Please transcribe the data that follows without the pictures, keeping every word the same.

PROVIDED MATERIAL start

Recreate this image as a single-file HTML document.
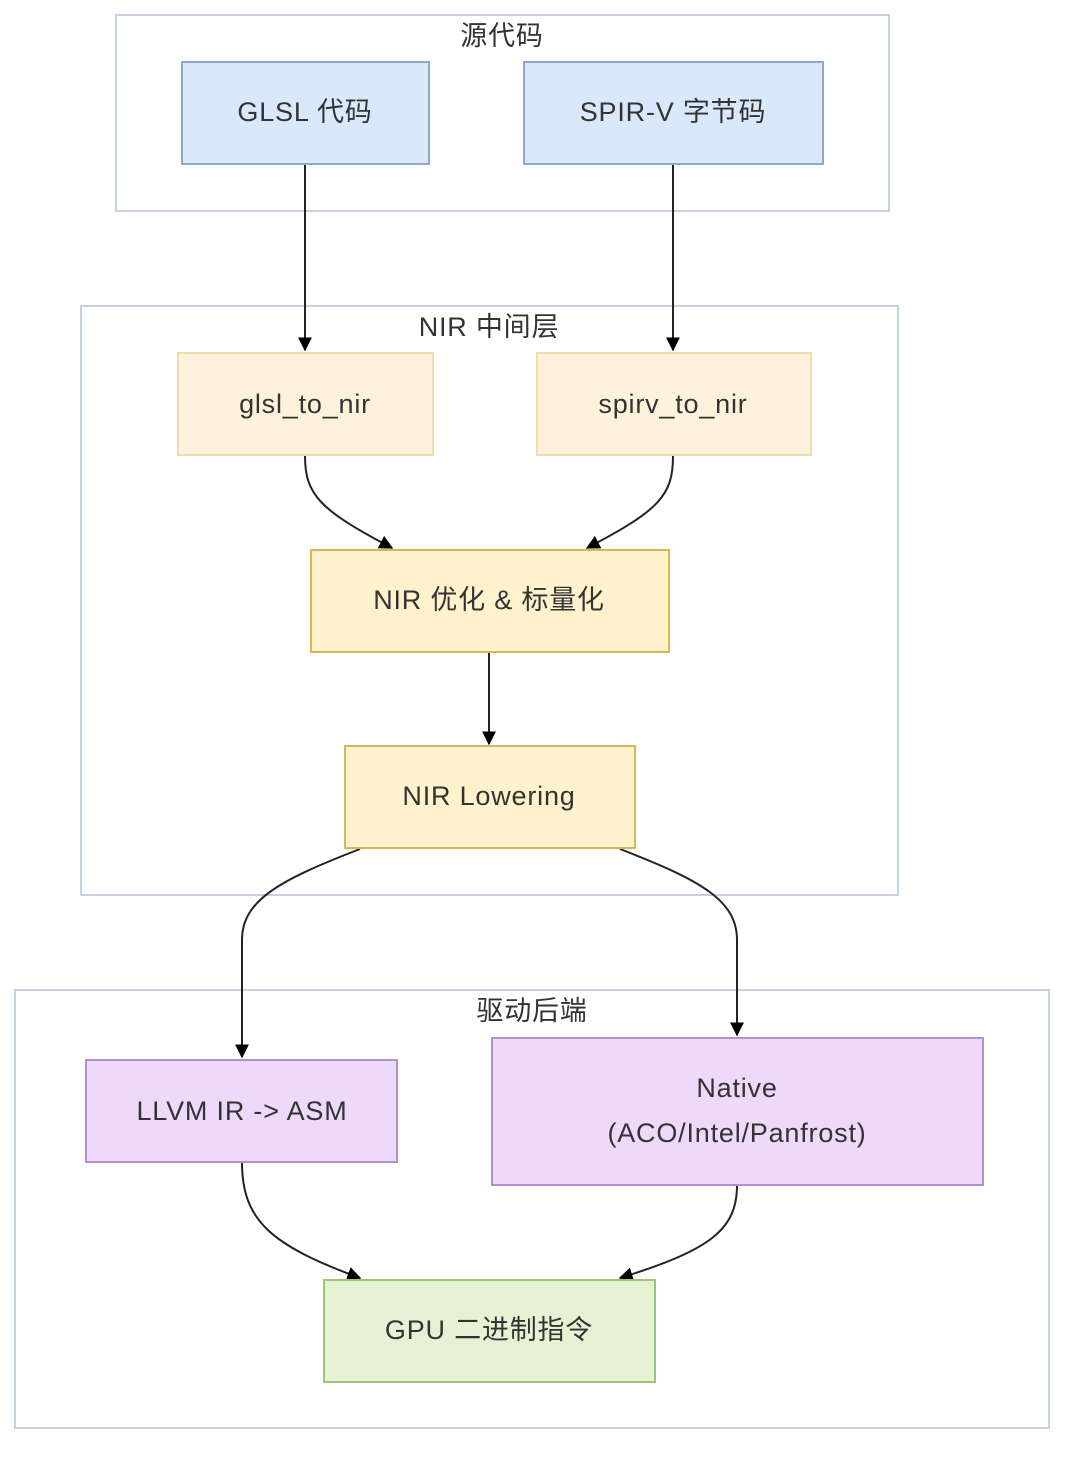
<!DOCTYPE html>
<html><head><meta charset="utf-8"><style>
html,body{margin:0;padding:0;background:#fff;}
text{font-family:"Liberation Sans","Noto Sans CJK SC",sans-serif;font-size:27px;fill:#333;text-anchor:middle;dominant-baseline:central;letter-spacing:0.8px;}
</style></head><body>
<svg width="1080" height="1463" viewBox="0 0 1080 1463" xmlns="http://www.w3.org/2000/svg">
<defs>
<marker id="b" viewBox="0 0 10 10" refX="9" refY="5" markerWidth="14" markerHeight="14" markerUnits="userSpaceOnUse" orient="auto"><path d="M0,0L10,5L0,10z" fill="#000"/></marker></defs>
<g fill="#fff" stroke="#c5d0e3" stroke-width="2">
<rect x="116" y="15" width="773" height="196"/>
<rect x="81" y="306" width="817" height="589"/>
<rect x="15" y="990" width="1034" height="438"/>
</g>
<text x="502" y="36">源代码</text>
<text x="489" y="327">NIR 中间层</text>
<text x="532" y="1011">驱动后端</text>
<g fill="none" stroke="#222" stroke-width="2">
<path d="M305,165V350" marker-end="url(#b)"/>
<path d="M673,165V350" marker-end="url(#b)"/>
<path d="M305,456C305,495 320,510 392,548" marker-end="url(#b)"/>
<path d="M673,456C673,495 660,510 587,548" marker-end="url(#b)"/>
<path d="M489,652V744" marker-end="url(#b)"/>
<path d="M360,849C280,880 242,900 242,940V1057" marker-end="url(#b)"/>
<path d="M620,849C700,880 737,900 737,940V1035" marker-end="url(#b)"/>
<path d="M242,1162C242,1220 270,1245 360,1278" marker-end="url(#b)"/>
<path d="M737,1185C737,1230 710,1250 620,1278" marker-end="url(#b)"/>
</g>
<rect x="182" y="62" width="247" height="102" fill="#dae8fc" stroke="#8fa8cf" stroke-width="2"/>
<rect x="524" y="62" width="299" height="102" fill="#dae8fc" stroke="#8fa8cf" stroke-width="2"/>
<rect x="178" y="353" width="255" height="102" fill="#fff2dc" stroke="#f0dcb0" stroke-width="2"/>
<rect x="537" y="353" width="274" height="102" fill="#fff2dc" stroke="#f0dcb0" stroke-width="2"/>
<rect x="311" y="550" width="358" height="102" fill="#fff2cc" stroke="#d6b656" stroke-width="2"/>
<rect x="345" y="746" width="290" height="102" fill="#fff2cc" stroke="#d6b656" stroke-width="2"/>
<rect x="86" y="1060" width="311" height="102" fill="#eed9fb" stroke="#b48fcf" stroke-width="2"/>
<rect x="492" y="1038" width="491" height="147" fill="#eed9fb" stroke="#b48fcf" stroke-width="2"/>
<rect x="324" y="1280" width="331" height="102" fill="#e6f2d4" stroke="#9cc47a" stroke-width="2"/>
<text x="305" y="112">GLSL 代码</text>
<text x="673" y="112">SPIR-V 字节码</text>
<text x="305" y="404">glsl_to_nir</text>
<text x="673" y="404">spirv_to_nir</text>
<text x="489" y="600">NIR 优化 &amp; 标量化</text>
<text x="489" y="796">NIR Lowering</text>
<text x="242" y="1111">LLVM IR -&gt; ASM</text>
<text x="737" y="1088">Native</text>
<text x="737" y="1133">(ACO/Intel/Panfrost)</text>
<text x="489" y="1330">GPU 二进制指令</text>
</svg>
</body></html>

PROVIDED MATERIAL end

- _RESULT OF THIS EXERCISE_
Recreate this image as a single-file HTML document.
<!DOCTYPE html>
<html><head><meta charset="utf-8"><style>
html,body{margin:0;padding:0;background:#fff;}
text{font-family:"Liberation Sans","Noto Sans CJK SC",sans-serif;font-size:27px;fill:#333;text-anchor:middle;dominant-baseline:central;letter-spacing:0.8px;}
</style></head><body>
<svg width="1080" height="1463" viewBox="0 0 1080 1463" xmlns="http://www.w3.org/2000/svg">
<defs>
<marker id="b" viewBox="0 0 10 10" refX="9" refY="5" markerWidth="14" markerHeight="14" markerUnits="userSpaceOnUse" orient="auto"><path d="M0,0L10,5L0,10z" fill="#000"/></marker></defs>
<g fill="#fff" stroke="#c5d0e3" stroke-width="2">
<rect x="116" y="15" width="773" height="196"/>
<rect x="81" y="306" width="817" height="589"/>
<rect x="15" y="990" width="1034" height="438"/>
</g>
<text x="502" y="36">源代码</text>
<text x="489" y="327">NIR 中间层</text>
<text x="532" y="1011">驱动后端</text>
<g fill="none" stroke="#222" stroke-width="2">
<path d="M305,165V350" marker-end="url(#b)"/>
<path d="M673,165V350" marker-end="url(#b)"/>
<path d="M305,456C305,495 320,510 392,548" marker-end="url(#b)"/>
<path d="M673,456C673,495 660,510 587,548" marker-end="url(#b)"/>
<path d="M489,652V744" marker-end="url(#b)"/>
<path d="M360,849C280,880 242,900 242,940V1057" marker-end="url(#b)"/>
<path d="M620,849C700,880 737,900 737,940V1035" marker-end="url(#b)"/>
<path d="M242,1162C242,1220 270,1245 360,1278" marker-end="url(#b)"/>
<path d="M737,1185C737,1230 710,1250 620,1278" marker-end="url(#b)"/>
</g>
<rect x="182" y="62" width="247" height="102" fill="#dae8fc" stroke="#8fa8cf" stroke-width="2"/>
<rect x="524" y="62" width="299" height="102" fill="#dae8fc" stroke="#8fa8cf" stroke-width="2"/>
<rect x="178" y="353" width="255" height="102" fill="#fff2dc" stroke="#f0dcb0" stroke-width="2"/>
<rect x="537" y="353" width="274" height="102" fill="#fff2dc" stroke="#f0dcb0" stroke-width="2"/>
<rect x="311" y="550" width="358" height="102" fill="#fff2cc" stroke="#d6b656" stroke-width="2"/>
<rect x="345" y="746" width="290" height="102" fill="#fff2cc" stroke="#d6b656" stroke-width="2"/>
<rect x="86" y="1060" width="311" height="102" fill="#eed9fb" stroke="#b48fcf" stroke-width="2"/>
<rect x="492" y="1038" width="491" height="147" fill="#eed9fb" stroke="#b48fcf" stroke-width="2"/>
<rect x="324" y="1280" width="331" height="102" fill="#e6f2d4" stroke="#9cc47a" stroke-width="2"/>
<text x="305" y="112">GLSL 代码</text>
<text x="673" y="112">SPIR-V 字节码</text>
<text x="305" y="404">glsl_to_nir</text>
<text x="673" y="404">spirv_to_nir</text>
<text x="489" y="600">NIR 优化 &amp; 标量化</text>
<text x="489" y="796">NIR Lowering</text>
<text x="242" y="1111">LLVM IR -&gt; ASM</text>
<text x="737" y="1088">Native</text>
<text x="737" y="1133">(ACO/Intel/Panfrost)</text>
<text x="489" y="1330">GPU 二进制指令</text>
</svg>
</body></html>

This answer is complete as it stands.